Rushing to get grain exports out the door is a good problem to have

Aboard the ride of higher demand for grain abroad

As growers get busy with grain marketing, it is likely there will be continued price volatility - but global demand signals are strong.

As growers get busy with grain marketing, it is likely there will be continued price volatility - but global demand signals are strong.


COMMENT: Marketing grain will be impacted by price volatility, but demand signals are strong.



With a monster east coast harvest done and dusted, grain in the bin and the Christmas holiday period behind us, growers will likely start looking at marketing the next chunk of their crop.

For those who have missed the recent commodity market news, expect to see some volatility hitting our markets that could linger for some time.

In addition to a US Department of Agriculture (USDA) report revealing plenty of bullish stories about corn and soybean carry-outs, we have seen Russia introduce an export tax and make noise about another in the pipeline.

With food inflation posing a problem for Russian citizens, the Russian government decided it needed to intervene and address the situation.

What followed was an export tax on multiple agricultural products - in the expectation that domestic customers can win a bigger share of business, instead of export customers.

The hope is with a large amount of agricultural products' pricing more domestic, that this can negate the food inflation issues.

The Russian export tax announcement was quickly followed by a bullish USDA report that resulted in world commodity values, including for wheat, barley and canola, continuing to rise.

This increase in world cash values has not helped Russia's food inflation issues and, because of this, there is talk of doubling the current export tax.

Nothing has yet been confirmed. But if this happened, growers could expect more price volatility in the market and - with that - more opportunities in the coming months.

After three big months of harvest-focused activity, attention has well and truly turned to executing grain to Australia's international customers.

While all the news has been very bullish about agricultural products worldwide of late, having an efficient supply chain is required to allow exporters and growers to take advantage of these opportunities.

The physical ability of our infrastructure to handle an Australian crop of such scale could well be what dampens domestic grain values, while international values appreciate.

Export slots in the east coast are being booked-up, as is train and road capacity, and current pricing at port compared to up-country is highlighting where the strongest demand is coming from.

In the second half of the year, Australia will be competing with big Northern Hemisphere exporting nations - each of which will be trying to take advantage of the strong global market.

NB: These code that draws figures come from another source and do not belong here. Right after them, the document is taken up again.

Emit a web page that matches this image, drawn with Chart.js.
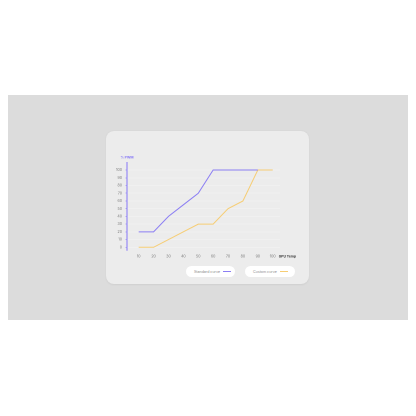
<!DOCTYPE html>
<html>
<head>
<meta charset="utf-8">
<script src="https://cdn.jsdelivr.net/npm/chart.js@4.4.1/dist/chart.umd.min.js"></script>
<style>
  html, body { margin: 0; padding: 0; background: #fff; width: 416px; height: 416px; overflow: hidden; font-family: Inter, "Noto Sans", sans-serif; }
  .banda { position: absolute; left: 8px; top: 95px; width: 400px; height: 225px; background: #dcdcdc; }
  .tarjeta { position: absolute; left: 106px; top: 131px; width: 203px; height: 153px; background: #ececec; border-radius: 8px; box-shadow: 0 0.5px 2px rgba(0,0,0,0.06); }
  .tarjeta canvas { position: absolute; left: 0; top: 0; }
  .leyenda-item { position: absolute; top: 135px; height: 11px; background: #fff; border-radius: 6px; display: flex; align-items: center; box-sizing: border-box; padding-left: 8px; font-size: 3.6px; color: #8a8a8a; }
  .leyenda-item span.linea { display: inline-block; width: 8px; height: 1px; margin-left: 3px; }
</style>
</head>
<body>
<div class="banda"></div>
<div class="tarjeta">
  <canvas id="grafico" width="203" height="135" style="width:203px;height:135px"></canvas>
  <div id="leyenda"></div>
</div>
<script>
// datos
const temperaturas = [10, 20, 30, 40, 50, 60, 70, 80, 90, 100];
const curvaEstandar = [20, 20, 40, 55, 70, 100, 100, 100, 100];
const curvaCustom = [0, 0, 10, 20, 30, 30, 50, 60, 100, 100];
const ticksY = [0, 10, 20, 30, 40, 50, 60, 70, 80, 90, 100];
const series = [
  { nombre: 'Standard curve', valores: curvaEstandar, color: '#8b7ef3', izq: 80, ancho: 49 },
  { nombre: 'Custom curve', valores: curvaCustom, color: '#f6cd74', izq: 139, ancho: 50 }
];

const AZUL = '#8677f6';

const titulosEjes = {
  id: 'titulosEjes',
  afterDraw(chart) {
    const ctx = chart.ctx;
    const x = chart.scales.x, y = chart.scales.y;
    ctx.save();
    ctx.font = 'bold 3.4px Inter, sans-serif';
    ctx.textBaseline = 'middle';
    ctx.fillStyle = AZUL;
    ctx.textAlign = 'center';
    ctx.fillText('% PWM', x.left, y.top - 5);
    ctx.fillStyle = '#333';
    ctx.textAlign = 'left';
    ctx.fillText('GPU Temp', x.getPixelForValue(100) + 6, chart.chartArea.bottom + 6.3);
    ctx.restore();
  }
};

const chart = new Chart(document.getElementById('grafico').getContext('2d'), {
  type: 'line',
  data: {
    datasets: series.map(s => ({
      label: s.nombre,
      data: s.valores.map((v, i) => ({ x: temperaturas[i], y: v })),
      borderColor: s.color,
      borderWidth: 1,
      pointRadius: 0,
      tension: 0,
      fill: false
    }))
  },
  options: {
    responsive: false,
    animation: false,
    devicePixelRatio: 2,
    layout: { padding: { left: 0, right: 29, top: 31.7, bottom: 0 } },
    plugins: { legend: { display: false }, tooltip: { enabled: false } },
    scales: {
      x: {
        type: 'linear',
        min: 2.15,
        max: 104.9,
        afterBuildTicks: s => { s.ticks = temperaturas.map(v => ({ value: v })); },
        afterFit: s => { s.height = 15.6; },
        grid: { display: false, drawTicks: false },
        border: { display: false },
        ticks: { padding: 4, color: '#777', font: { size: 3.6, family: 'Inter' }, maxRotation: 0, autoSkip: false }
      },
      y: {
        min: -4,
        max: 109.5,
        afterBuildTicks: s => { s.ticks = ticksY.map(v => ({ value: v })); },
        afterFit: s => { s.width = 21; },
        grid: { color: 'rgba(255,255,255,0.45)', lineWidth: 0.6, tickLength: 1.5, tickColor: AZUL },
        border: { display: true, color: AZUL, width: 1 },
        ticks: { padding: 3.5, color: '#777', font: { size: 3.6, family: 'Inter' }, autoSkip: false }
      }
    }
  },
  plugins: [titulosEjes]
});

// leyenda en html
document.getElementById('leyenda').innerHTML = series.map(s => `
  <div class="leyenda-item" style="left:${s.izq}px;width:${s.ancho}px">
    ${s.nombre}<span class="linea" style="background:${s.color}"></span>
  </div>
`).join('');
</script>
</body>
</html>
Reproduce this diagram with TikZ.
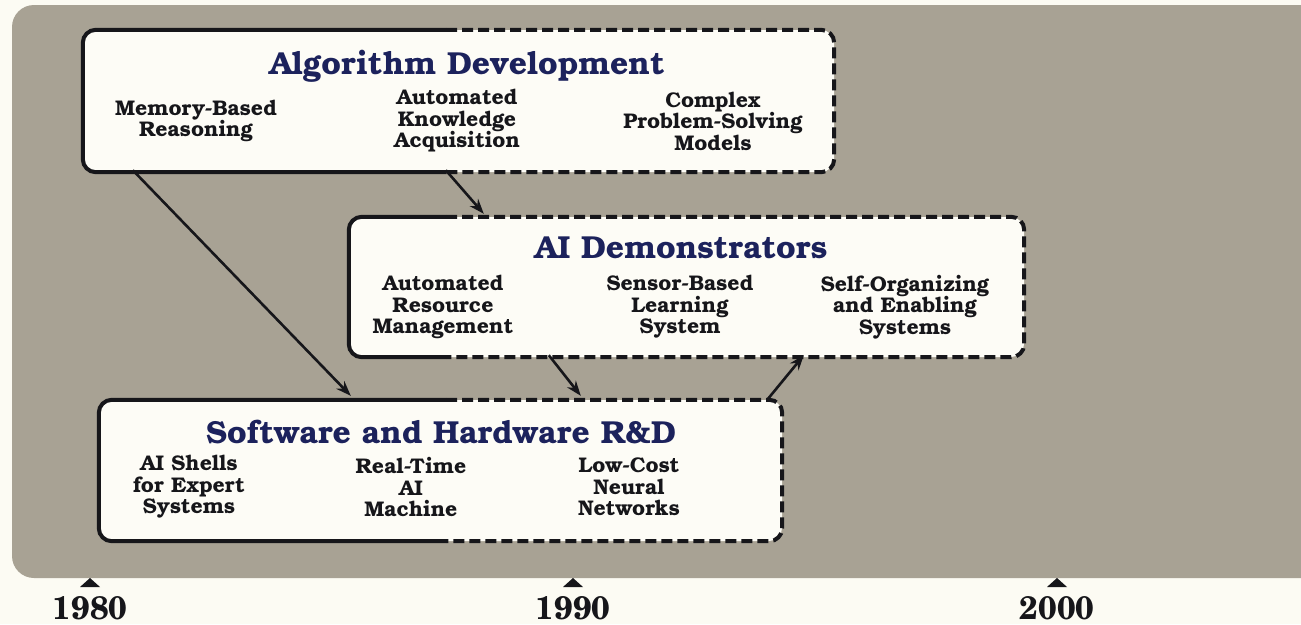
\documentclass[tikz,border=0pt]{standalone}
\usepackage{fontspec}
\setmainfont{TeX Gyre Bonum}
\newfontfamily\yearfont{TeX Gyre Schola}
\usetikzlibrary{calc,arrows.meta}
\definecolor{pagecol}{RGB}{252,251,243}
\definecolor{bggrey}{RGB}{168,162,148}
\definecolor{boxfill}{RGB}{253,252,246}
\definecolor{navy}{RGB}{28,34,92}
\definecolor{ink}{RGB}{22,22,26}
\tikzset{
  boxbody/.style={fill=boxfill, rounded corners=13pt, inner sep=0pt, draw=none},
  solidedge/.style={line width=4pt, rounded corners=13pt, draw=ink},
  dashedge/.style={line width=4pt, rounded corners=13pt, draw=ink, dash pattern=on 11pt off 5pt},
  title/.style={font=\bfseries\fontsize{31.8}{34}\selectfont, text=navy, inner sep=0pt},
  item/.style={font=\bfseries\fontsize{21.2}{21.5}\selectfont, text=ink, align=center, inner sep=0pt},
  arr/.style={line width=2.6pt, draw=ink, -{Stealth[length=15pt,width=11pt]}},
  year/.style={font=\yearfont\bfseries\fontsize{32.5}{34}\selectfont, text=ink, inner sep=0pt},
  tick/.style={fill=ink},
}
\begin{document}
\begin{tikzpicture}[x=1pt,y=-1pt]
\useasboundingbox (0,0) rectangle (1301,624);
\fill[pagecol] (0,0) rectangle (1301,624);
\fill[bggrey, rounded corners=22pt] (1330,5) -- (12,5) -- (12,578) -- (1330,578) -- cycle;
\coordinate (split) at (446,0);

% boxes
\node[boxbody, minimum width=751pt, minimum height=142pt] (b1) at (458.5,101) {};
\node[boxbody, minimum width=675pt, minimum height=140pt] (b2) at (686.5,287) {};
\node[boxbody, minimum width=683pt, minimum height=141pt] (b3) at (440.5,470.5) {};

\foreach \b in {b1,b2,b3}{
  \draw[solidedge] (split |- \b.north) -- (\b.north west) -- (\b.south west) -- (split |- \b.south);
  \draw[dashedge] (split |- \b.north) -- (\b.north east) -- (\b.south east) -- (split |- \b.south);
}

% box 1
\node[title] (t1) at (467,66) {Algorithm Development};
\node[item] (i11) at (196,121) {Memory-Based\\Reasoning};
\node[item] (i12) at (457,121) {Automated\\Knowledge\\Acquisition};
\node[item] (i13) at (713,121) {Complex\\Problem-Solving\\Models};

% box 2
\node[title] (t2) at (681,248) {AI Demonstrators};
\node[item] (i21) at (443,307) {Automated\\Resource\\Management};
\node[item] (i22) at (680,307) {Sensor-Based\\Learning\\System};
\node[item] (i23) at (905,307) {Self-Organizing\\and Enabling\\Systems};

% box 3
\node[title] (t3) at (441,432) {Software and Hardware R\&D};
\node[item] (i31) at (189,487) {AI Shells\\for Expert\\Systems};
\node[item] (i32) at (411,487) {Real-Time\\AI\\Machine};
\node[item] (i33) at (629,487) {Low-Cost\\Neural\\Networks};

% arrows
\draw[arr] ($(b1.south west)+(50,-2)$) -- ($(b3.north west)+(252,-4)$);
\draw[arr] ($(b1.south west)+(363,-2)$) -- ($(b2.north west)+(135,-3)$);
\draw[arr] ($(b2.south west)+(200,-2)$) -- ($(b3.north west)+(482,-4)$);
\draw[arr] ($(b3.north east)+(-15,0)$) -- ($(b2.south west)+(455,-2)$);

% timeline
\foreach \x/\y in {90/1980,573/1990,1057/2000}{
  \fill[tick] (\x-10,587) -- (\x,578) -- (\x+10,587) -- cycle;
  \node[year] (y\y) at (\x,608) {\y};
}
\end{tikzpicture}
\end{document}
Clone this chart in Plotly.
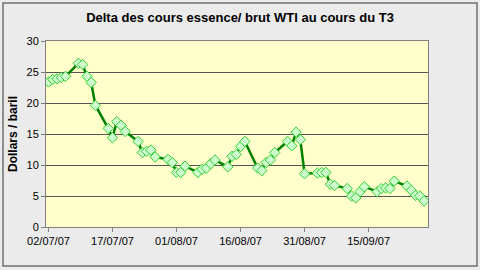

With the three tough years experienced on the east coast prior to this harvest, the export channels have been dead quiet.

In some ports, the supply chains have been completely reversed to import grain from other parts of Australia and - in some cases - from other countries.

The market is doing what it needs to at this time to get as much grain as possible exported from the east coast prior to the Northern Hemisphere harvest.

Fingers crossed that the east coast can manage another decent year in 2021, and in 12 months' time we're again rushing to get exports out the door - which, all would agree, is a great problem to have.